The project was finished by April 1937, $1.3 million under budget. Strauss was Chief Engineer in charge of overall design and construction of the bridge project. However, because he had little understanding or experience with cable suspension designs, responsibility for much of the engineering and architecture fell on other experts.

Irving Morrow, a relatively unknown residential architect, designed the overall shape of the bridge towers, the lighting scheme, and Art Deco elements such as the streetlights, railing, and walkways. The famous International Orange color was originally used as a sealant for the bridge. Many locals persuaded Morrow to paint the bridge in the vibrant orange color instead of the standard silver or gray, and the color has been kept ever since.
Senior engineer Charles Alton Ellis, collaborating remotely with famed bridge designer Leon Moisseiff, was the principal engineer of the project. Moisseiff produced the basic structural design, introducing his "deflection theory" by which a thin, flexible roadway would flex in the wind, greatly reducing stress by transmitting forces via suspension cables to the bridge towers. Although the Golden Gate Bridge design has proved sound, a later Moisseiff design, the original Tacoma Narrows Bridge, collapsed in a strong windstorm soon after it was completed, because of an unexpected resonance mode caused by a too-thin roadway and unexpected wind forces.

Ellis was a Greek scholar and mathematician who became a University of Illinois professor of engineering despite having no engineering degree. He became an expert in structural design, writing the standard textbook of the time. Ellis did much of the technical and theoretical work that built the bridge but got none of the credit in his lifetime. In November 1931, Strauss fired Ellis and replaced him with a former subordinate, Clifford Paine, ostensibly for wasting too much money sending telegrams back and forth to Moisseiff. Ellis, obsessed with the project and unable to find work elsewhere during the Depression, continued working 70 hours per week on an unpaid basis, eventually turning in ten volumes of hand calculations.
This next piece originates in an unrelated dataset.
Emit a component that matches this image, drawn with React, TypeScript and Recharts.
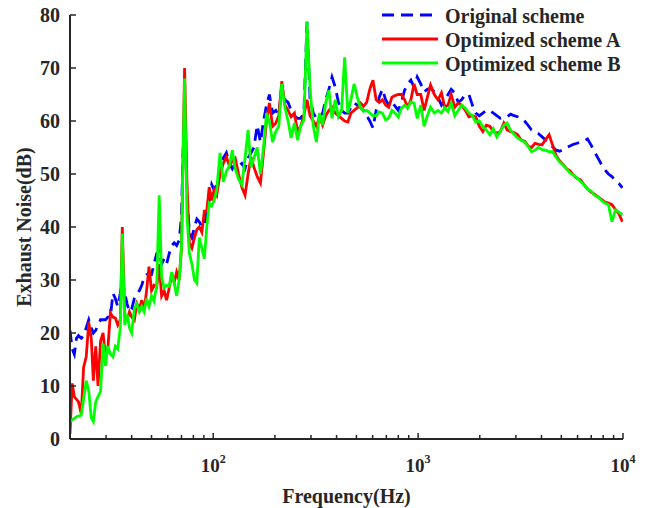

With an eye toward self-promotion and posterity, Strauss downplayed the contributions of his collaborators who, despite receiving little recognition or compensation, are largely responsible for the final form of the bridge. He succeeded in having himself credited as the person most responsible for the design and vision of the bridge. Only much later were the contributions of the others on the design team properly appreciated. In May 2007, the Golden Gate Bridge district issued a formal report on 70 years of stewardship of the famous bridge and decided to right an old wrong by giving Ellis major credit for the design of the bridge.

The Golden Gate Bridge is a frequent site for suicides and is sometimes reported to be the most popular place to commit suicide in the world. The deck is approximately 245 feet (75 m) above the water. After a fall of approximately four seconds, jumpers hit the water at some 88 miles per hour (142 km/h), which is nearly always fatal. Most of those who survive the impact die in the cold water.